╔══

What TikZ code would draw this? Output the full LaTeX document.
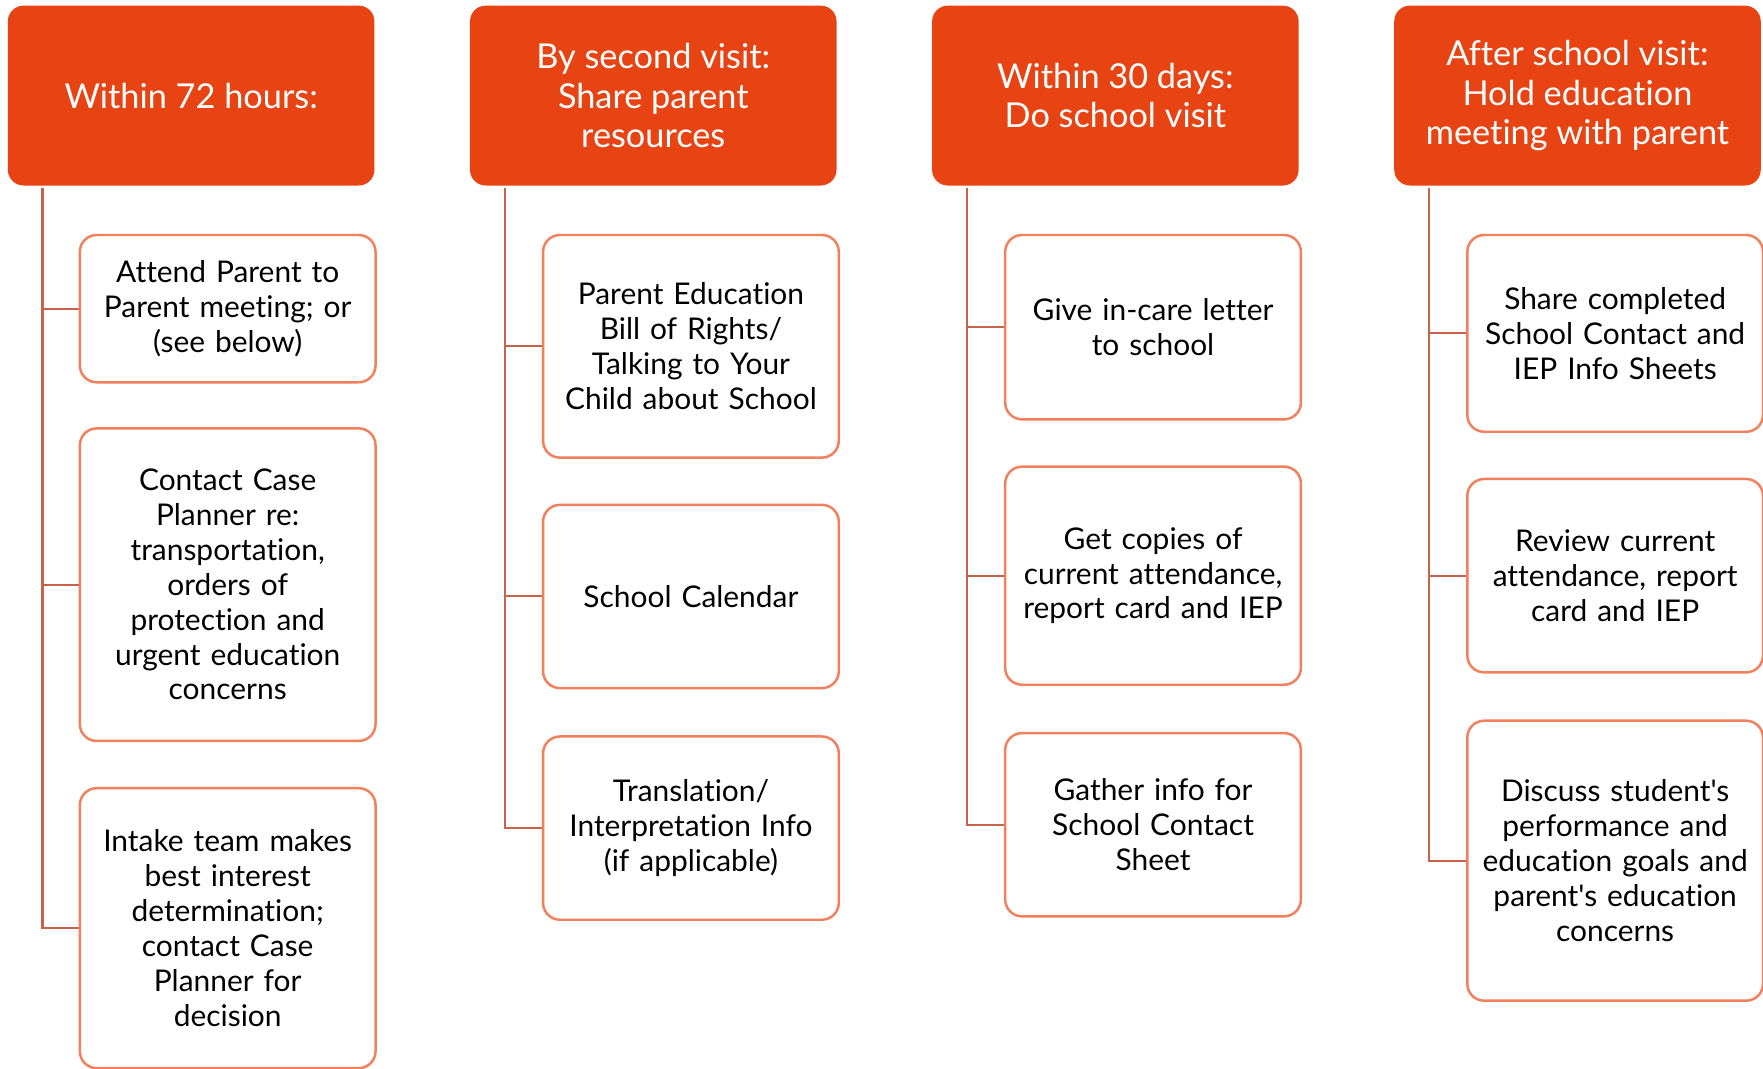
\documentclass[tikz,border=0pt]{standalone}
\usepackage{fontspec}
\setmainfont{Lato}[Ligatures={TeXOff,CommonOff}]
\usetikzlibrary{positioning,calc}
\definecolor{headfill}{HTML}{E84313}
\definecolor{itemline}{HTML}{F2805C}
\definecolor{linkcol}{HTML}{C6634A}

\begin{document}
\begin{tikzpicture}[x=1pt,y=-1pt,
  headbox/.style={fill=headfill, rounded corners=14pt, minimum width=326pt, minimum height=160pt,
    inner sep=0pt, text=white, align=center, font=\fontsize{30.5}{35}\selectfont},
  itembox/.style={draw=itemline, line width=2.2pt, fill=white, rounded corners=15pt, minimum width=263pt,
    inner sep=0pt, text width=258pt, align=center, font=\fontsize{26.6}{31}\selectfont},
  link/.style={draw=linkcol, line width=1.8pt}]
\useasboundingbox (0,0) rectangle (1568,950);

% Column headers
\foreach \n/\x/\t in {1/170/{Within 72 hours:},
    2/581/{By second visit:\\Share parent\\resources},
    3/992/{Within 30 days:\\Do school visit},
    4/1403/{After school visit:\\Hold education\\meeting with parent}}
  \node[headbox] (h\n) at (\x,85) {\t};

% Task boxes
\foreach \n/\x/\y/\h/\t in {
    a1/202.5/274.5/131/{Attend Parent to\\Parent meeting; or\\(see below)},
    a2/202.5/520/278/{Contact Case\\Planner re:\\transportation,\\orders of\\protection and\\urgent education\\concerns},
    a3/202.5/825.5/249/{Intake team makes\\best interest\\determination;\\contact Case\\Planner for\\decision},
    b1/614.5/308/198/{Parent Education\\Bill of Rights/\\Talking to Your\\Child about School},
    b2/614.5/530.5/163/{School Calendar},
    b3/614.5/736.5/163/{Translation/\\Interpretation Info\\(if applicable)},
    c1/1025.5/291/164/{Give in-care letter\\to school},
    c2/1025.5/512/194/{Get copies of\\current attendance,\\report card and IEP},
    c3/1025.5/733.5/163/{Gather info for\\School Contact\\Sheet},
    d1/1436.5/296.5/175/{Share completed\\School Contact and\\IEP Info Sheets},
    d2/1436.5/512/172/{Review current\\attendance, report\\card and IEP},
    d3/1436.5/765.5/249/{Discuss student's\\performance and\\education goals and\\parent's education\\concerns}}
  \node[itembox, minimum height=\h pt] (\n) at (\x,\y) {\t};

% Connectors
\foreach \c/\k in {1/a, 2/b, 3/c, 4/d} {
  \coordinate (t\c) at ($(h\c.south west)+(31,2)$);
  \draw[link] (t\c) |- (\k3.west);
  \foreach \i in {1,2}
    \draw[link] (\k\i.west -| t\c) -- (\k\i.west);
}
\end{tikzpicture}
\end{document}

╚══

:: SHORT EXERCISE ::
Filter the listing for the word "draw" and copy every line that holds it.

:: REPLY TO THE EXERCISE ::
What TikZ code would draw this? Output the full LaTeX document.
  itembox/.style={draw=itemline, line width=2.2pt, fill=white, rounded corners=15pt, minimum width=263pt,
  link/.style={draw=linkcol, line width=1.8pt}]
  \draw[link] (t\c) |- (\k3.west);
    \draw[link] (\k\i.west -| t\c) -- (\k\i.west);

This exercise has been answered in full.